Restate, exactly and without pictures, the lines from the start of the listing below through the line holding "const noiseStep = 2.5;".

>> Begin

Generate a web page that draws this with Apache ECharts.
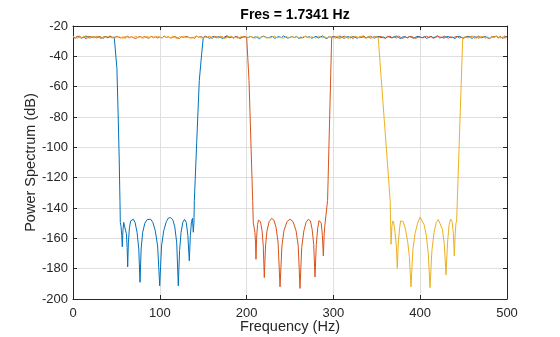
<!DOCTYPE html>
<html>
<head>
<meta charset="utf-8">
<script src="https://cdn.jsdelivr.net/npm/echarts@6/dist/echarts.min.js"></script>
<style>
  html, body { margin: 0; padding: 0; background: #fff; }
  #chart { width: 560px; height: 337px; }
</style>
</head>
<body>
<div id="chart"></div>
<script>
// Power spectra of white noise through three bandstop filters.
const titleText = 'Fres = 1.7341 Hz';
const xTicks = [0, 100, 200, 300, 400, 500];
const yTicks = [-200, -180, -160, -140, -120, -100, -80, -60, -40, -20];
const noiseStep = 2.5; // Hz between passband samples

// Blue: passband levels 0 .. 47.5 Hz
const blueNoiseLo = [-27.1,-27.8,-26.9,-27.4,-28.0,-27.2,-26.6,-27.5,-27.9,-27.0,-27.6,-26.8,-27.3,-28.2,-27.4,-26.9,-27.7,-27.1,-27.9,-27.2];
// Blue: stopband edge and sidelobes [Hz, dB]
const blueStop = [
  [49.2,-27.6],[50.6,-48],[52.0,-78],[53.2,-107],[54.1,-135],[54.5,-149.5],[55.3,-152],[56.1,-158],[56.8,-165.6],[57.5,-155],
  [58.4,-149.5],[59.3,-148.3],[60.3,-150.5],[61.5,-157],[62.4,-166],[63.0,-178.8],[63.8,-163],[65,-153],
  [66.5,-148.5],[68,-147.2],[69.5,-147.4],[71.5,-149.5],[73.8,-156],[75.8,-167],[77.2,-189],[78.5,-167],
  [80.3,-156],[82.8,-150],[85.5,-147.6],[87.5,-146.8],[89.5,-147.4],[92,-149.5],[94.8,-155],[97.5,-165],
  [99.9,-191.3],[102,-165],[104.5,-155],[107.5,-149],[110,-146.6],[112.5,-146.3],[115,-147.8],[117.3,-152.5],
  [119.5,-163],[121.3,-191.3],[122.8,-168],[124.5,-156],[126.5,-149.5],[128.5,-147.5],[130.5,-149.5],
  [132.3,-158],[134.0,-174.8],[135.2,-158],[136.5,-149],[137.6,-146.8],[138.6,-156],[139.3,-150],
  [139.8,-135],[142.5,-97],[145.5,-56],[148.2,-38.6],[150.1,-27.5]
];
// Blue: passband levels 152.5 .. 500 Hz
const blueNoiseHi = [
  -26.7,-27.5,-28.1,-27.3,-26.9,-27.8,-27.0,-27.4,-28.3,-27.1,-26.5,-27.6,-27.2,-27.9,-26.8,-27.5,-28.0,-27.3,-26.9,-27.7,
  -27.4,-26.8,-27.9,-27.1,-27.6,-28.4,-27.0,-26.7,-27.5,-27.8,-27.2,-26.9,-28.1,-27.4,-27.0,-27.7,-26.6,-27.3,-28.0,-27.5,
  -27.0,-27.6,-26.9,-28.2,-27.3,-27.8,-26.7,-27.4,-27.1,-28.0,-27.5,-26.8,-27.9,-27.2,-26.6,-27.7,-28.3,-27.0,-27.4,-26.9,
  -27.8,-27.2,-26.6,-27.5,-28.1,-27.3,-27.0,-27.9,-26.8,-27.4,-28.2,-27.1,-27.6,-26.9,-27.8,-27.3,-26.7,-27.5,-28.0,-27.2,
  -26.9,-27.7,-27.3,-28.0,-26.8,-27.4,-27.9,-27.1,-26.6,-27.6,-28.3,-27.2,-27.0,-27.8,-26.9,-27.5,-28.1,-27.3,-26.7,-27.4,
  -27.6,-27.0,-28.2,-27.4,-26.8,-27.7,-27.2,-26.5,-27.9,-27.3,-28.0,-27.1,-26.9,-27.6,-27.4,-28.3,-27.0,-26.8,-27.5,-27.9,
  -27.2,-26.8,-27.6,-28.1,-27.0,-27.5,-26.7,-27.9,-27.3,-26.9,-27.8,-28.2,-27.1,-27.4,-26.6,-27.7,-27.2,-28.0,-27.5,-26.9
];

// Orange: passband levels 0 .. 197.5 Hz
const orangeNoiseLo = [
  -27.5,-28.0,-27.1,-26.7,-27.8,-27.3,-28.4,-27.0,-26.9,-27.6,-27.2,-27.9,-26.8,-27.4,-28.1,-27.0,-27.7,-26.6,-27.3,-27.8,
  -26.8,-27.4,-27.9,-27.2,-28.0,-26.7,-27.5,-27.1,-27.8,-28.2,-27.3,-26.9,-27.6,-27.0,-27.7,-28.1,-26.8,-27.4,-27.2,-27.9,
  -27.3,-27.9,-26.6,-27.5,-27.1,-28.0,-27.4,-26.9,-27.7,-28.3,-27.0,-27.6,-26.8,-27.2,-27.9,-27.5,-28.1,-26.7,-27.4,-27.0,
  -27.7,-27.1,-27.5,-26.8,-28.2,-27.3,-26.9,-27.8,-27.0,-27.4,-28.0,-26.7,-27.6,-27.2,-27.9,-26.9,-27.3,-28.1,-27.5,-27.0
];
// Orange: stopband edge and sidelobes [Hz, dB]
const orangeStop = [
  [200.1,-27.5],[202.8,-56],[207,-135],[207.7,-149.7],[208.6,-148.5],[209.6,-156],[210.3,-163],[210.8,-173.8],
  [211.5,-160],[212.6,-151],[213.6,-148],[214.7,-147.4],[216,-149],[217.8,-155],[219.2,-165],[220.4,-185.9],
  [221.8,-165],[223.5,-155],[226,-149],[228.9,-146.8],[231.5,-148],[234,-153],[236.3,-163],[238.5,-192],
  [240.7,-165],[243,-155],[246.5,-149],[250,-147.4],[253.5,-149],[257,-155],[259.5,-165],[261.5,-193],
  [263.5,-166],[266,-155],[268.5,-149.5],[271.1,-147.4],[273.5,-148.5],[275.5,-154],[277.3,-164],[278.8,-185.5],
  [280.3,-164],[282,-153],[283.5,-148.3],[284.6,-147.4],[286,-150],[287.3,-158],[288.4,-171.6],[289.4,-157],
  [290.3,-150.7],[291.3,-151],[292.6,-150],[293.3,-135],[298,-27.5]
];
// Orange: passband levels 302.5 .. 500 Hz
const orangeNoiseHi = [
  -27.0,-27.8,-28.1,-27.3,-26.7,-27.5,-27.9,-27.1,-28.3,-26.9,-27.4,-27.7,-27.0,-26.6,-27.8,-27.2,-28.0,-27.5,-26.9,-27.3,
  -27.4,-26.9,-27.7,-28.0,-27.2,-26.8,-27.6,-27.3,-27.9,-26.7,-27.5,-28.2,-27.1,-27.8,-27.0,-26.9,-27.6,-28.1,-27.4,-27.2,
  -27.9,-27.3,-26.8,-27.6,-27.0,-28.1,-27.5,-26.9,-27.2,-27.8,-26.6,-27.4,-28.0,-27.1,-27.7,-27.3,-26.8,-27.9,-27.5,-28.2,
  -27.1,-27.6,-27.0,-26.7,-27.9,-27.4,-28.0,-27.2,-26.9,-27.8,-27.5,-28.3,-27.0,-27.3,-26.8,-27.7,-27.1,-27.9,-26.6,-27.5
];

// Yellow: passband levels 0 .. 347.5 Hz
const yellowNoiseLo = [
  -26.9,-27.5,-28.1,-27.2,-27.7,-26.8,-27.4,-28.0,-27.3,-27.0,-27.8,-26.7,-27.6,-28.2,-27.1,-27.5,-26.9,-27.7,-27.4,-28.0,
  -27.6,-27.0,-27.4,-28.2,-26.8,-27.3,-27.9,-27.1,-27.6,-26.6,-27.8,-27.2,-28.1,-27.5,-26.9,-27.4,-27.0,-28.0,-27.3,-26.8,
  -27.3,-28.0,-26.9,-27.5,-27.2,-27.8,-26.7,-27.6,-28.3,-27.0,-27.4,-26.8,-27.9,-27.1,-27.7,-28.0,-27.2,-26.6,-27.5,-27.8,
  -27.8,-27.2,-27.5,-26.9,-28.0,-27.4,-27.1,-27.7,-26.8,-27.3,-28.2,-27.6,-27.0,-26.7,-27.9,-27.4,-28.1,-27.2,-26.9,-27.6,
  -27.2,-27.7,-26.8,-27.4,-28.1,-27.0,-27.6,-27.3,-26.9,-27.9,-27.5,-28.0,-27.1,-26.7,-27.8,-27.3,-27.6,-28.2,-27.0,-27.4,
  -27.5,-26.9,-27.8,-27.1,-27.6,-28.3,-27.2,-26.8,-27.4,-27.9,-27.0,-27.5,-28.0,-26.6,-27.3,-27.7,-27.1,-27.8,-26.9,-27.4,
  -28.0,-27.3,-26.7,-27.6,-27.1,-27.9,-27.4,-28.2,-26.9,-27.5,-27.0,-27.8,-27.3,-26.8,-27.6,-28.1,-27.2,-27.0,-27.7,-27.3
];
// Yellow: stopband edge and sidelobes [Hz, dB]
const yellowStop = [
  [351.6,-27.5],[365.4,-135],[366.4,-163.9],[367.4,-152],[368.6,-148.5],[369.6,-150],[371,-156],[372.5,-165],
  [373.6,-179.7],[374.8,-163],[376.3,-153],[377.5,-148.5],[378.7,-147.6],[380.5,-149],[383,-154],[385.5,-162],
  [387.5,-172],[389.4,-192],[391.5,-168],[394,-157],[397,-150],[399.8,-146],[402,-146.8],[404.5,-151],
  [407,-158],[409.3,-170],[411.3,-192.5],[413.5,-168],[416,-156],[418.5,-149.5],[420.9,-147.6],[423,-148.8],
  [425.5,-154],[427.8,-164],[429.7,-184.1],[431.5,-163],[433.3,-151],[435.1,-147.3],[436.8,-149],[438.2,-157],
  [439.3,-171.6],[440.3,-157],[441.2,-150],[442,-148.5],[449,-27.5]
];
// Yellow: passband levels 452.5 .. 500 Hz
const yellowNoiseHi = [-27.1,-27.8,-27.4,-26.9,-27.6,-28.0,-27.2,-27.5,-26.7,-27.9,-27.3,-28.1,-27.0,-27.6,-26.8,-27.4,-27.9,-27.2,-28.0,-27.5];

// Join a low passband, a stopband and a high passband into [Hz, dB] pairs.
function buildSeries(lo, loStart, stop, hi, hiStart) {
  const pts = lo.map((v, i) => [loStart + i * noiseStep, v]);
  stop.forEach(p => pts.push(p));
  hi.forEach((v, i) => pts.push([hiStart + i * noiseStep, v]));
  return pts;
}

const blueData = buildSeries(blueNoiseLo, 0, blueStop, blueNoiseHi, 152.5);
const orangeData = buildSeries(orangeNoiseLo, 0, orangeStop, orangeNoiseHi, 302.5);
const yellowData = buildSeries(yellowNoiseLo, 0, yellowStop, yellowNoiseHi, 452.5);

const FONT = '"Liberation Sans", Arial, Helvetica, sans-serif';
const INK = '#262626';
const GRID = '#dfdfdf';

function lineSeries(data, color) {
  return {
    type: 'line', data, showSymbol: false, symbol: 'none',
    lineStyle: { color, width: 1 }, itemStyle: { color },
    emphasis: { disabled: true }, z: 3
  };
}

const chart = echarts.init(document.getElementById('chart'), null, { renderer: 'canvas' });
chart.setOption({
  animation: false,
  backgroundColor: '#ffffff',
  title: {
    text: titleText, left: 290, top: 3, textAlign: 'center',
    textStyle: { fontFamily: FONT, fontSize: 14, fontWeight: 'bold', color: '#000' }
  },
  grid: { left: 73, right: 53, top: 26, bottom: 38, containLabel: false, outerBoundsMode: 'none' },
  xAxis: [
    {
      type: 'value', min: xTicks[0], max: xTicks[xTicks.length - 1], interval: 100,
      name: 'Frequency (Hz)', nameLocation: 'middle', nameGap: 20, nameMoveOverlap: false,
      nameTextStyle: { fontFamily: FONT, fontSize: 14.5, color: INK },
      axisLine: { show: true, onZero: false, lineStyle: { color: INK, width: 1 } },
      axisTick: { show: true, inside: true, length: 4, lineStyle: { color: INK } },
      axisLabel: { fontFamily: FONT, fontSize: 13, color: INK, margin: 8 },
      splitLine: { show: true, lineStyle: { color: GRID, width: 1 } }
    },
    {
      type: 'value', position: 'top', min: xTicks[0], max: xTicks[xTicks.length - 1], interval: 100,
      axisLine: { show: true, onZero: false, lineStyle: { color: INK, width: 1 } },
      axisTick: { show: true, inside: true, length: 4, lineStyle: { color: INK } },
      axisLabel: { show: false }, splitLine: { show: false }
    }
  ],
  yAxis: [
    {
      type: 'value', min: yTicks[0], max: yTicks[yTicks.length - 1], interval: 20,
      name: 'Power Spectrum (dB)', nameLocation: 'middle', nameGap: 35, nameMoveOverlap: false,
      nameTextStyle: { fontFamily: FONT, fontSize: 14.5, color: INK },
      axisLine: { show: true, onZero: false, lineStyle: { color: INK, width: 1 } },
      axisTick: { show: true, inside: true, length: 4, lineStyle: { color: INK } },
      axisLabel: { fontFamily: FONT, fontSize: 13, color: INK, margin: 5 },
      splitLine: { show: true, lineStyle: { color: GRID, width: 1 } }
    },
    {
      type: 'value', position: 'right', min: yTicks[0], max: yTicks[yTicks.length - 1], interval: 20,
      axisLine: { show: true, onZero: false, lineStyle: { color: INK, width: 1 } },
      axisTick: { show: true, inside: true, length: 4, lineStyle: { color: INK } },
      axisLabel: { show: false }, splitLine: { show: false }
    }
  ],
  series: [
    lineSeries(blueData, '#0072BD'),
    lineSeries(orangeData, '#D95319'),
    lineSeries(yellowData, '#EDB120')
  ]
});
</script>
</body>
</html>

>> End

Answer to the problem:
Generate a web page that draws this with Apache ECharts.
<!DOCTYPE html>
<html>
<head>
<meta charset="utf-8">
<script src="https://cdn.jsdelivr.net/npm/echarts@6/dist/echarts.min.js"></script>
<style>
  html, body { margin: 0; padding: 0; background: #fff; }
  #chart { width: 560px; height: 337px; }
</style>
</head>
<body>
<div id="chart"></div>
<script>
// Power spectra of white noise through three bandstop filters.
const titleText = 'Fres = 1.7341 Hz';
const xTicks = [0, 100, 200, 300, 400, 500];
const yTicks = [-200, -180, -160, -140, -120, -100, -80, -60, -40, -20];
const noiseStep = 2.5; // Hz between passband samples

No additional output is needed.